In my understanding we should then consider:

  1. If this could be done by adding Concepts to the dataset-type List (@MPaunescu), and
  2. which types of dataset-series to include (for me spatial, temporal and thematic should cover most cases).

I am pasting a more relaxed definition of the sub-types, to allow inclusion of less structured series:

init-dcat-ap-de commented 1 year ago

Since DatasetSeries are a subtype of Datasets, should their type just be added to the dataset-type-vocabulary? Or should there be an additional vocabulary?

bertvannuffelen commented 1 year ago

@init-dcat-ap-de these subclassing is a tricky thing. It does not mean that a current DCAT-AP dataset is a superclass of a DCAT-AP dataset Series. It still could be a distinct group.

Note: This is currently the practice because a DCAT-AP catalogue is not a DCAT-AP dataset, because the semantics of the properties are different. Personally I would not have introduced the subclassing of dataset to catalogue and datasetseries in DCAT.

jakubklimek commented 1 year ago

Since DatasetSeries are a subtype of Datasets, should their type just be added to the dataset-type-vocabulary? Or should there be an additional vocabulary?

@init-dcat-ap-de I prefer a separate vocabulary to avoid (or at least discourage) the usage of the items such as "temporal series" with a dataset with multiple distributions as in https://github.com/SEMICeu/DCAT-AP/issues/240#issuecomment-1413923165

bertvannuffelen commented 1 year ago

On the different kinds of dataset-series: Can we provide concrete examples of each case? I know examples of the temporal case, but for the others I have no good real-life example yet.

jakubklimek commented 1 year ago

@bertvannuffelen

bertvannuffelen commented 1 year ago

@jakubklimek thanks: it is good to have concrete examples.

jakubklimek commented 1 year ago

Another example of Temporal series with overlap, i.e. version series could be versioned controlled vocabularies.

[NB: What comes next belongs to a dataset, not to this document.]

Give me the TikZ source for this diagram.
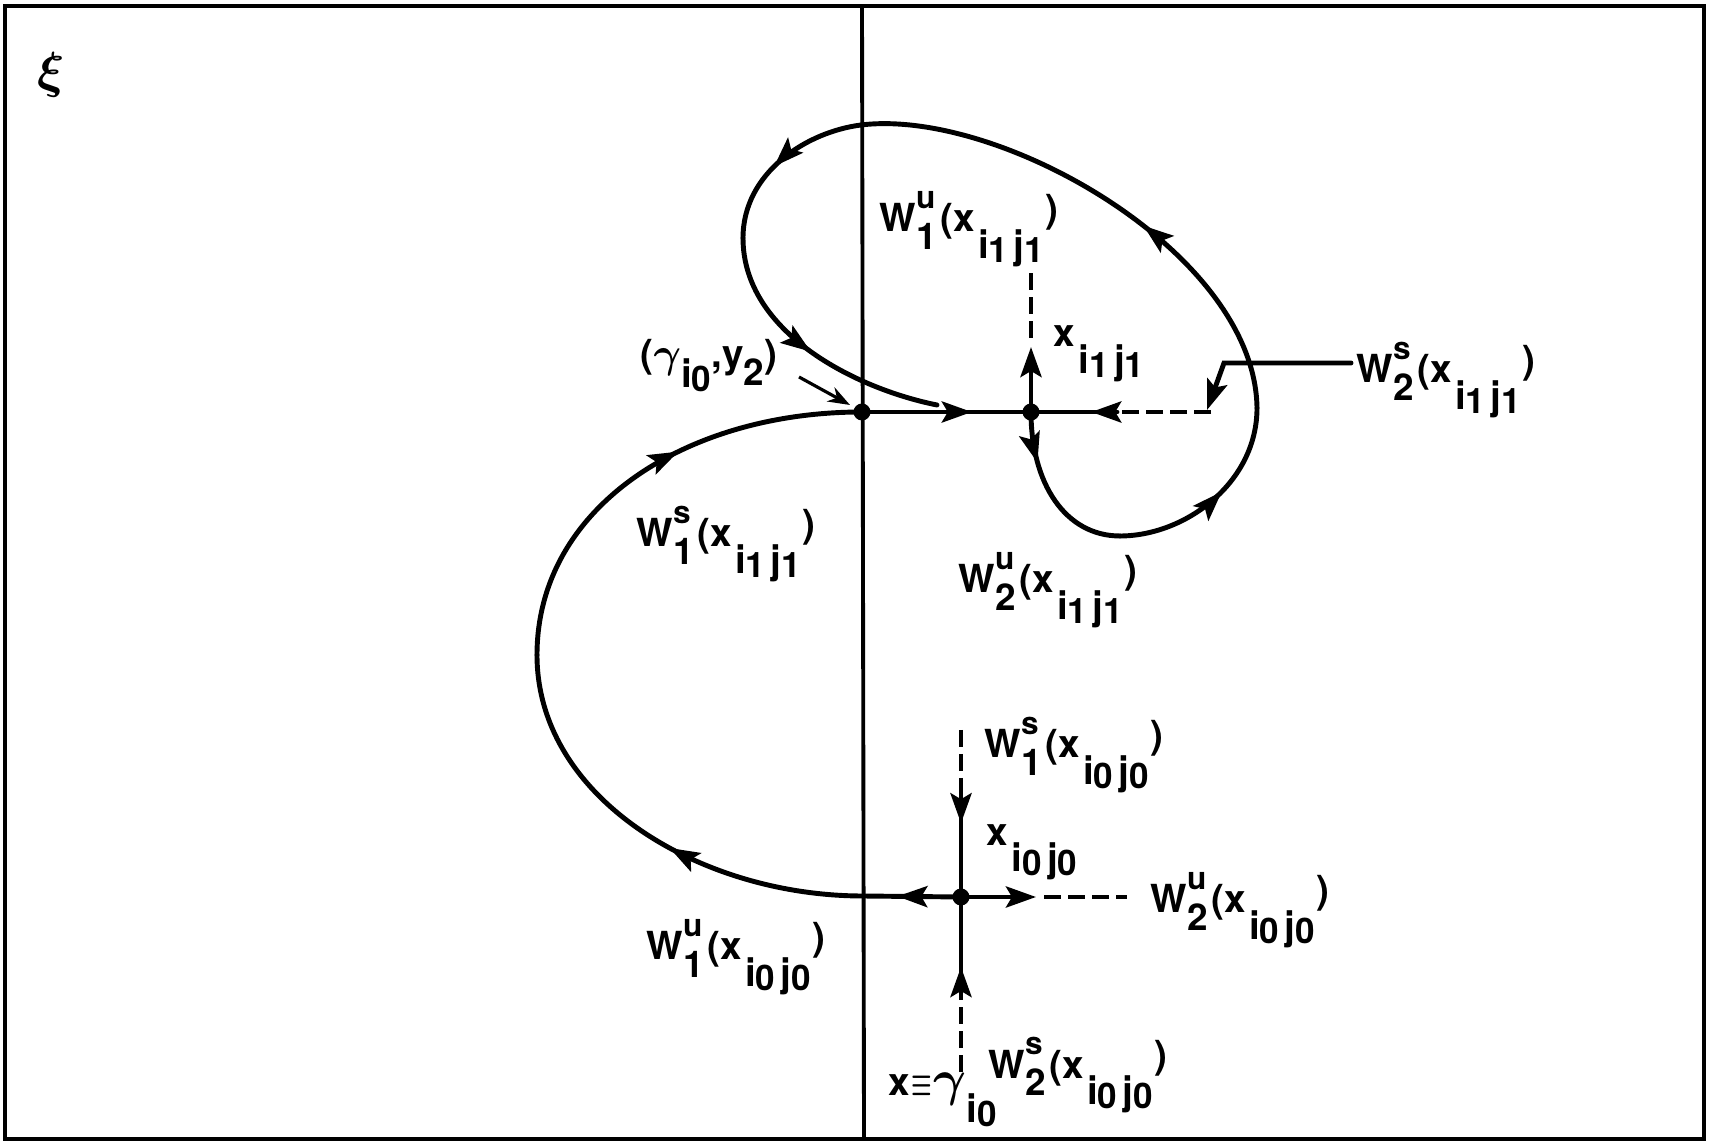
\documentclass[tikz,border=0pt]{standalone}
\usepackage{fontspec}
\setsansfont{TeX Gyre Heros}
\usetikzlibrary{arrows.meta,decorations.markings}

% index digit, lowered index pair i_a j_b
\newcommand{\idx}[1]{\raisebox{-0.12em}{\fontsize{10}{11}\selectfont#1}}
\newcommand{\subij}[2]{\raisebox{-0.68em}{\kern0.08em i\idx{#1}\kern0.14em j\idx{#2}}}
% manifold label W^a_b(x_{i_c j_d})
\newcommand{\Wlab}[4]{W\rlap{\raisebox{0.6em}{\small#1}}\raisebox{-0.45em}{\fontsize{10.5}{11}\selectfont#2}\kern0.1em(x\subij{#3}{#4}\kern0.05em\raisebox{0.25em}{)}}

\tikzset{
  curve/.style={line width=1.4pt, line cap=round},
  dashline/.style={line width=1.2pt, dash pattern=on 0.17cm off 0.07cm},
  lab/.style={font=\fontsize{11}{13}\selectfont\bfseries\sffamily\boldmath, inner sep=0pt, anchor=base west},
  midtip/.style={postaction={decorate, decoration={markings, mark=at position #1 with {\arrow{>}}}}}
}

\begin{document}
\begin{tikzpicture}[>={Stealth[length=3mm,width=2.1mm,inset=0.6mm]}]
\useasboundingbox (0,0) rectangle (17.12,11.43);

% Frame and section line
\draw[line width=1.4pt] (0.05,0.04) rectangle (17.04,11.37);
\draw[line width=1.1pt] (8.62,11.37) -- (8.64,0.04);

\coordinate (A) at (8.62,7.31);
\coordinate (B) at (10.31,7.31);
\coordinate (C) at (9.61,2.46);

% Lower loop from x_{i0j0} to (gamma,y2)
\draw[curve, midtip=0.65] (C) -- (8.63,2.47) coordinate (c-w);
\draw[curve, midtip=0.45] (c-w) .. controls (7.0,2.47) and (5.37,3.45) .. (5.37,4.88) coordinate (l-w);
\draw[curve, midtip=0.58] (l-w) .. controls (5.37,6.35) and (6.85,7.31) .. (A);

% Upper loop from x_{i1j1}
\draw[curve, midtip=0.3] (B) .. controls (10.31,6.6) and (10.65,6.07) .. (11.20,6.07) coordinate (u-s);
\draw[curve, midtip=0.55] (u-s) .. controls (11.85,6.07) and (12.57,6.6) .. (12.57,7.35) coordinate (u-e);
\draw[curve, midtip=0.42] (u-e) .. controls (12.55,8.9) and (10.0,10.35) .. (8.61,10.18) coordinate (u-n);
\draw[curve, midtip=0.55] (u-n) .. controls (8.06,10.11) and (7.43,9.7) .. (7.43,9.05) coordinate (u-w);
\draw[curve, midtip=0.5] (u-w) .. controls (7.43,8.1) and (8.57,7.54) .. (9.37,7.38);

% Branches at x_{i1j1}
\draw[curve, midtip=0.65] (A) -- (B);
\draw[curve, ->] (B) -- (10.31,7.96);
\draw[dashline] (10.31,8.05) -- (10.31,8.76);
\draw[dashline] (12.11,7.31) coordinate (b-e) -- (11.17,7.31) coordinate (b-m);
\draw[curve, midtip=0.3] (b-m) -- (B);

% Branches at x_{i0j0}
\draw[dashline] (9.61,4.13) -- (9.61,3.47) coordinate (c-n);
\draw[curve, midtip=0.27] (c-n) -- (C);
\draw[dashline] (9.61,0.71) -- (9.61,1.46) coordinate (c-s);
\draw[curve, midtip=0.3] (c-s) -- (C);
\draw[curve, ->] (C) -- (10.36,2.46);
\draw[dashline] (10.44,2.46) -- (11.27,2.46);

% Points
\fill (A) circle (0.085);
\fill (B) circle (0.085);
\fill (C) circle (0.085);

% Labels
\node[font=\fontsize{15}{16}\selectfont\boldmath] (xi) at (0.51,10.68) {$\xi$};
\node[lab] (wu1b) at (8.79,9.11) {\Wlab{u}{1}{1}{1}};
\node[lab] (xb) at (10.53,7.96) {x\subij{1}{1}};
\node[lab] (ws2b) at (13.56,7.60) {\Wlab{s}{2}{1}{1}};
\node[lab] (ws1b) at (6.36,5.96) {\Wlab{s}{1}{1}{1}};
\node[lab] (wu2b) at (9.58,5.50) {\Wlab{u}{2}{1}{1}};
\node[lab] (ws1c) at (9.84,3.85) {\Wlab{s}{1}{0}{0}};
\node[lab] (xc) at (9.86,2.98) {x\subij{0}{0}};
\node[lab] (wu2c) at (11.50,2.30) {\Wlab{u}{2}{0}{0}};
\node[lab] (wu1c) at (6.46,1.83) {\Wlab{u}{1}{0}{0}};
\node[lab] (ws2c) at (9.88,0.65) {\Wlab{s}{2}{0}{0}};
\node[lab] (xg) at (8.88,0.48) {x\kern0.03em\scalebox{0.6}[1]{$\equiv$}\kern0.03em{\fontsize{13.5}{14}\selectfont$\gamma$}\raisebox{-0.7em}{i\idx{0}}};
\node[lab] (ay) at (6.40,7.75) {({\fontsize{12}{14}\selectfont$\gamma$}\raisebox{-0.5em}{i\idx{0}},y\raisebox{-0.45em}{\fontsize{10.5}{11}\selectfont 2})};

% Leaders
\draw[line width=0.9pt, -{Stealth[length=2.2mm,width=1.6mm]}] (7.99,7.66) coordinate (ay-e) -- (8.50,7.38);
\draw[curve, ->] (13.51,7.80) coordinate (ws2b-w) -- (12.24,7.80) -- (12.07,7.33);
\end{tikzpicture}
\end{document}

For instance, the NUTS regions - there are versions 2003, 2006, 2010, 2013, 2016, 2021. The versions have changes that are not only additive. Some regions are merged, some are split, some are cancelled etc., and some others are the same in all the versions.

This could be viewed as a DatasetSeries (NUTS) with the individual versions represented as Datasets.

The question is, is this distinct enough from a temporal series? I think it is, based on the overlap.

init-dcat-ap-de commented 11 months ago

As far as I can see, there is no solution in the current version of DCAT-AP 3.0.

bertvannuffelen commented 5 months ago

We propose to close this issue as during de past months it has become clear that there should be more evidence to support the needs for distinctions. And what these could be.